I have a union that looks like this
union bareVec8f {
__m256 m256; //avx 8x float vector
float floats[8];
int ints[8];
inline bareVec8f(){
}
inline bareVec8f(__m256 vec){
this->m256 = vec;
}
inline bareVec8f &operator=(__m256 m256) {
this->m256 = m256;
return *this;
}
inline operator __m256 &() {
return m256;
}
}
the __m256 needs to be aligned on 32 byte boundary to be used with SSE functions, and should be automatically, even within the union.
And when I do this
bareVec8f test = _mm256_set1_ps(1.0f);
I get a segmentation fault. This code should work because of the constructor I made. However, when I do this
bareVec8f test;
test.m256 = _mm256_set1_ps(8.f);
I do not get a segmentation fault.
So because that works fine the union is probably aligned properly, there's just some segmentation fault being caused with the constructor it seems
I'm using gcc 64bit windows compiler
---------------------------------EDIT Matt managed to produce the simplest example of the error that seems to be happening here.
#include <immintrin.h>
void foo(__m256 x) {}
int main()
{
__m256 r = _mm256_set1_ps(0.0f);
foo(r);
}
I'm compiling with -std=c++11 -mavx
This is a bug in g++ for Windows. It does not perform 32-byte stack alignment when it should. Bug 49001 Bug 54412
On this SO thread someone made a Python script to process the assembly output by g++ to fix the problem, so that would be one option.

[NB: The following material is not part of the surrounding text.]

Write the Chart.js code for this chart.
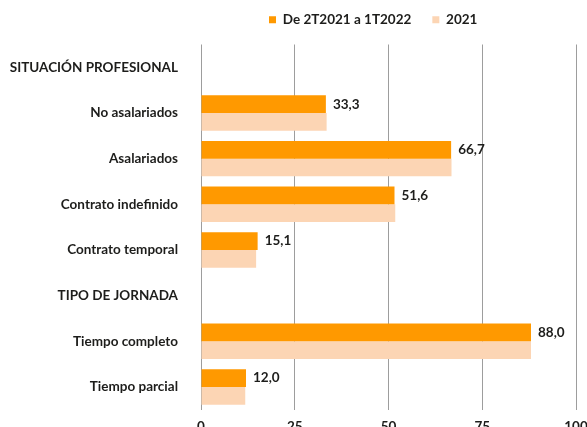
<!DOCTYPE html>
<html lang="es">
<head>
<meta charset="utf-8">
<title>Situación profesional y tipo de jornada</title>
<script src="https://cdn.jsdelivr.net/npm/chart.js@4.4.1/dist/chart.umd.min.js"></script>
<style>
    html, body { margin: 0; padding: 0; background: #fff; overflow: hidden; }
    #contenedor { position: relative; width: 600px; height: 444px; }
</style>
</head>
<body>
<div id="contenedor"><canvas id="graficoJornada"></canvas></div>
<script>
const categorias = ['SITUACIÓN PROFESIONAL', 'No asalariados', 'Asalariados', 'Contrato indefinido', 'Contrato temporal', 'TIPO DE JORNADA', 'Tiempo completo', 'Tiempo parcial'];
const nombresSeries = ['De 2T2021 a 1T2022', '2021'];
const valoresPeriodo = [null, 33.3, 66.7, 51.6, 15.1, null, 88.0, 12.0];
const valores2021 = [null, 33.5, 66.8, 51.8, 14.7, null, 88.0, 11.8];
const ticksEje = [0, 25, 50, 75, 100];

const colorNaranja = '#ff9900';
const colorMelocoton = '#fcd5b4';
const colorTexto = '#1d1d1b';
const fuente = 'Lato, "Open Sans", sans-serif';

Chart.defaults.font.family = fuente;
Chart.defaults.font.size = 13.5;
Chart.defaults.font.weight = 'bold';
Chart.defaults.color = colorTexto;

// Etiquetas de valor al final de las barras naranjas
const etiquetasValor = {
    id: 'etiquetasValor',
    afterDatasetsDraw(chart) {
        const ctx = chart.ctx;
        const meta = chart.getDatasetMeta(0);
        ctx.save();
        ctx.font = 'bold 13.5px ' + fuente;
        ctx.fillStyle = colorTexto;
        ctx.textAlign = 'left';
        ctx.textBaseline = 'middle';
        meta.data.forEach((barra, i) => {
            const valor = valoresPeriodo[i];
            if (valor === null) return;
            ctx.fillText(valor.toFixed(1).replace('.', ','), barra.x + 7, barra.y);
        });
        ctx.restore();
    }
};

// Coloca la leyenda donde está en el original (encima de la zona derecha)
const moverLeyenda = {
    id: 'moverLeyenda',
    afterLayout(chart) {
        const leyenda = chart.legend;
        const pad = leyenda.options.labels.padding;
        const ancho = leyenda.right - leyenda.left;
        const alto = leyenda.bottom - leyenda.top;
        leyenda.left = 269 - pad;
        leyenda.right = leyenda.left + ancho;
        leyenda.top = -8;
        leyenda.bottom = leyenda.top + alto;
    }
};

const ctx = document.getElementById('graficoJornada').getContext('2d');

new Chart(ctx, {
    type: 'bar',
    data: {
        labels: categorias,
        datasets: [{
            label: nombresSeries[0],
            data: valoresPeriodo,
            backgroundColor: colorNaranja,
            borderWidth: 0
        }, {
            label: nombresSeries[1],
            data: valores2021,
            backgroundColor: colorMelocoton,
            borderWidth: 0
        }]
    },
    options: {
        indexAxis: 'y',
        responsive: true,
        maintainAspectRatio: false,
        animation: false,
        categoryPercentage: 0.775,
        barPercentage: 1,
        layout: {
            padding: { left: 0, right: 24, top: 0, bottom: 0 }
        },
        plugins: {
            legend: {
                position: 'top',
                align: 'start',
                maxHeight: 46,
                labels: {
                    boxWidth: 7,
                    boxHeight: 7,
                    padding: 21,
                    color: colorTexto,
                    font: { size: 13.5, weight: 'bold' }
                }
            },
            tooltip: { enabled: false }
        },
        scales: {
            x: {
                min: 0,
                max: 100,
                afterBuildTicks: (escala) => {
                    escala.ticks = ticksEje.map(v => ({ value: v }));
                },
                grid: {
                    color: '#9d9d9d',
                    lineWidth: 1,
                    drawTicks: false
                },
                border: { display: false },
                ticks: {
                    padding: 9,
                    color: colorTexto,
                    font: { size: 13.5, weight: 'bold' }
                }
            },
            y: {
                grid: { display: false, drawTicks: false },
                border: { display: false },
                afterFit: (escala) => {
                    escala.width = 201;
                },
                ticks: {
                    padding: 23,
                    autoSkip: false,
                    color: colorTexto,
                    font: { size: 13.5, weight: 'bold' }
                }
            }
        }
    },
    plugins: [etiquetasValor, moverLeyenda]
});
</script>
</body>
</html>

Otherwise, to avoid this in your union you could make the functions which take
__m256
by value, take it by reference instead. This shouldn't have any performance penalty unless optimization is low/off.In case you are unaware - union aliasing causes undefined behaviour in C++, it's not permitted to write
m256
and then readfloats
orints
for example. So perhaps there is a different solution to your problem.